In responding to challenging behaviour the response should always be proportionate to the actions, be imposed as soon as is practicable and be fully explained to the child and their parents/carers. In dealing with children who display negative or challenging behaviours, staff and volunteers might consider the following options:
Time out, from the activity, group or individual work.
Reparation, the act or process of making amends.
Restitution, the act of giving something back.
Behavioural reinforcement, rewards for good behaviour, consequences for negative behaviour.
De-escalation of the situation, talking through with the child.
Increased supervision by staff/volunteers.
Use of individual ’contracts’ or agreements for their future or continued participation.
Sanctions or consequences e.g. missing an outing.
Seeking additional/specialist support through working in partnership with other agencies to ensure a child’s needs are met appropriately e.g. referral for support to Children’s Social Care, discussion with the child’s key worker if they have one, speaking to the child’s school about management strategies (all require parental consent unless the child is felt to be ’at risk’ or ’in need of protection’).
Temporary or permanent exclusion.
The following should never be permitted as a means of managing a child’s behaviour:
Physical punishment or the threat of such.
Refusal to speak to or interact with the child.
Being deprived of food, water, access to changing facilities or toilets or other essential facilities.
Verbal intimidation, ridicule or humiliation.
Staff and volunteers should review the needs of any child for whom sanctions are frequently necessary. This review should involve the child, parents/carers and in some cases others involved in supporting or providing services for the child and his/her family, to ensure an informed decision is made about the child’s future or continued participation. As a last resort, if a child continues to present a high level of risk or danger to him or herself, or others, he or she may have to be suspended or barred from the group or club activities.

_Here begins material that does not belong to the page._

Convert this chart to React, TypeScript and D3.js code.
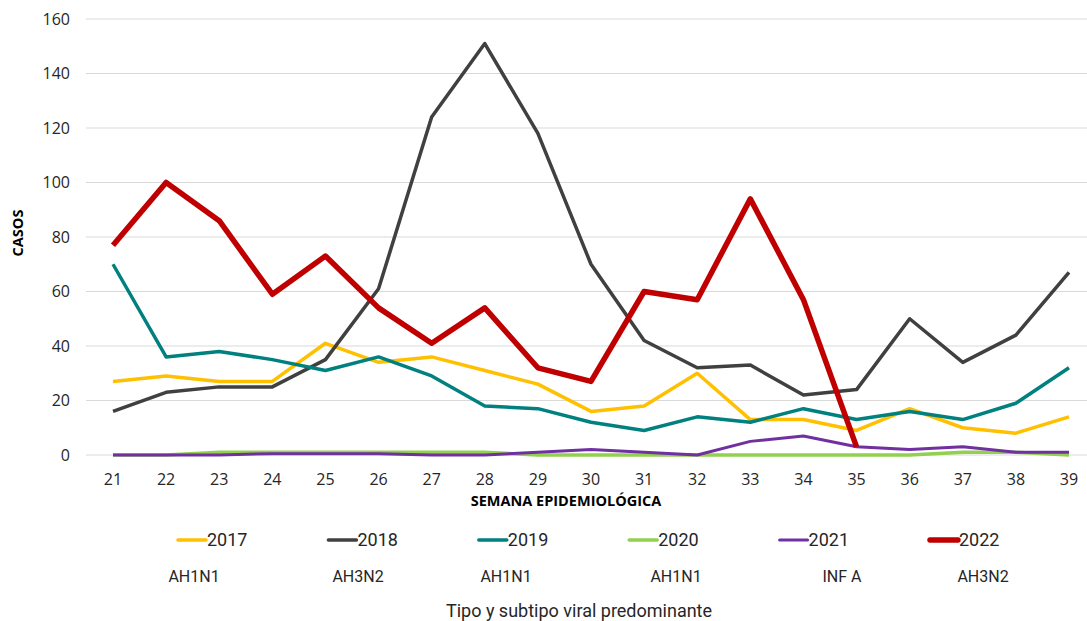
import { useEffect, useRef } from "react";
import * as d3 from "d3";

const weeks = [21, 22, 23, 24, 25, 26, 27, 28, 29, 30, 31, 32, 33, 34, 35, 36, 37, 38, 39];
const yTicks = [0, 20, 40, 60, 80, 100, 120, 140, 160];

const v2017 = [27, 29, 27, 27, 41, 34, 36, 31, 26, 16, 18, 30, 13, 13, 9, 17, 10, 8, 14];
const v2018 = [16, 23, 25, 25, 35, 61, 124, 151, 118, 70, 42, 32, 33, 22, 24, 50, 34, 44, 67];
const v2019 = [70, 36, 38, 35, 31, 36, 29, 18, 17, 12, 9, 14, 12, 17, 13, 16, 13, 19, 32];
const v2020 = [0, 0, 1, 1, 1, 1, 1, 1, 0, 0, 0, 0, 0, 0, 0, 0, 1, 1, 0];
const v2021 = [0, 0, 0, 0.5, 0.5, 0.5, 0, 0, 1, 2, 1, 0, 5, 7, 3, 2, 3, 1, 1];
const v2022 = [77, 100, 86, 59, 73, 54, 41, 54, 32, 27, 60, 57, 94, 57, 3];

const seriesNames = ["2017", "2018", "2019", "2020", "2021", "2022"];
const subtypes = ["AH1N1", "AH3N2", "AH1N1", "AH1N1", "INF A", "AH3N2"];

export default function App() {
  const svgRef = useRef(null);

  useEffect(() => {
    const width = 1087;
    const height = 621;
    const svg = d3.select(svgRef.current);
    svg.selectAll("*").remove();
    svg.attr("width", width).attr("height", height);

    const font = "'Open Sans', sans-serif";
    const narrow = "'Liberation Sans Narrow', 'Roboto', sans-serif";

    const series = [
      { name: seriesNames[0], values: v2017, color: "#FFC000", w: 3.5 },
      { name: seriesNames[1], values: v2018, color: "#404040", w: 3.5 },
      { name: seriesNames[2], values: v2019, color: "#00807F", w: 3.5 },
      { name: seriesNames[3], values: v2020, color: "#92D050", w: 3.5 },
      { name: seriesNames[4], values: v2021, color: "#7030A0", w: 3 },
      { name: seriesNames[5], values: v2022, color: "#C00000", w: 5.5 },
    ];

    const x = d3.scalePoint<number>()
      .domain(weeks)
      .range([113, 1069]);

    const y = d3.scaleLinear()
      .domain([0, 160])
      .range([455, 19]);

    // grid
    svg.append("g")
      .selectAll("line")
      .data(yTicks)
      .join("line")
      .attr("x1", 86)
      .attr("x2", 1087)
      .attr("y1", d => y(d))
      .attr("y2", d => y(d))
      .attr("stroke", "#d9d9d9")
      .attr("stroke-width", 1);

    svg.append("g")
      .selectAll("text")
      .data(yTicks)
      .join("text")
      .attr("x", 70)
      .attr("y", d => y(d))
      .attr("dy", "0.35em")
      .attr("text-anchor", "end")
      .attr("font-family", font)
      .attr("font-size", 16)
      .attr("fill", "#262626")
      .text(d => d);

    svg.append("g")
      .selectAll("text")
      .data(weeks)
      .join("text")
      .attr("x", d => x(d)!)
      .attr("y", 485)
      .attr("text-anchor", "middle")
      .attr("font-family", font)
      .attr("font-size", 16)
      .attr("fill", "#262626")
      .text(d => d);

    svg.append("text")
      .attr("transform", "translate(23,233) rotate(-90)")
      .attr("text-anchor", "middle")
      .attr("font-family", font)
      .attr("font-weight", "bold")
      .attr("font-size", 14.5)
      .attr("fill", "#000")
      .text("CASOS");

    svg.append("text")
      .attr("x", 566)
      .attr("y", 506)
      .attr("text-anchor", "middle")
      .attr("font-family", font)
      .attr("font-weight", "bold")
      .attr("font-size", 14.5)
      .attr("fill", "#000")
      .text("SEMANA EPIDEMIOLÓGICA");

    const line = d3.line<number>()
      .x((_, i) => x(weeks[i])!)
      .y(d => y(d));

    svg.append("g")
      .selectAll("path")
      .data(series)
      .join("path")
      .attr("fill", "none")
      .attr("stroke", d => d.color)
      .attr("stroke-width", d => d.w)
      .attr("stroke-linejoin", "round")
      .attr("d", d => line(d.values));

    // legend
    const legendX = d3.scalePoint<string>()
      .domain(seriesNames)
      .range([178, 930]);

    const lg = svg.append("g")
      .selectAll("g")
      .data(series)
      .join("g")
      .attr("transform", d => `translate(${legendX(d.name)},540)`);
    lg.append("line")
      .attr("x1", 0)
      .attr("x2", 28)
      .attr("stroke", d => d.color)
      .attr("stroke-width", d => d.w)
      .attr("stroke-linecap", "round");
    lg.append("text")
      .attr("x", 29)
      .attr("dy", "0.35em")
      .attr("font-family", narrow)
      .attr("font-size", 18)
      .attr("fill", "#262626")
      .text(d => d.name);

    const subX = [194, 358, 506, 676, 842, 983];
    svg.append("g")
      .selectAll("text")
      .data(subtypes)
      .join("text")
      .attr("x", (_, i) => subX[i])
      .attr("y", 582)
      .attr("text-anchor", "middle")
      .attr("font-family", narrow)
      .attr("font-size", 16)
      .attr("fill", "#262626")
      .text(d => d);

    svg.append("text")
      .attr("x", 579)
      .attr("y", 617)
      .attr("text-anchor", "middle")
      .attr("font-family", narrow)
      .attr("font-size", 18)
      .attr("fill", "#262626")
      .text("Tipo y subtipo viral predominante");
  }, []);

  return <svg ref={svgRef} style={{ position: "absolute", left: 0, top: 0 }}></svg>;
}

In conclusion, all organisations that have a duty of care to children and young people should develop and implement a policy and procedures on managing challenging behaviour or consider incorporating this into their child protection policy. It should clearly set out the following:
The standard of conduct expected from staff/volunteers and participants.
How the organisation will respond to unacceptable behaviours.
How your organisation will respond to ’high risk’ behaviours’. This will give children and young people a clear message about when staff may need to get involved to stop a particular form of behaviour, and describe options to avoid confrontation through for example, time out.
The circumstances in which children will be restrained. A decision to restrain a child should be firmly based on the safety of the child and must NEVER be made as a punishment or to get children to comply with instructions.
The guidance, information or any support and/or training available to staff/volunteers, particularly where they are supporting a child with recognised challenging behaviour to access club activities.
The circumstances where external agencies will be contacted for support or in response to concerns e.g. – Children’s Social Care services, the Police.
What will happen after an incident? Your organisation must have in place arrangements to check on the physical and emotional wellbeing of the child and staff, guidance on recording, who should be informed and a system for recording and monitoring.
This document has been developed from “Creating a Safe Environment in Sport, Scottish Governing Bodies Child Protection Guidelines” (SportScotland/ Children 1st).
Note: The key points set out in this document are included in the BRFC Child Protection Policy.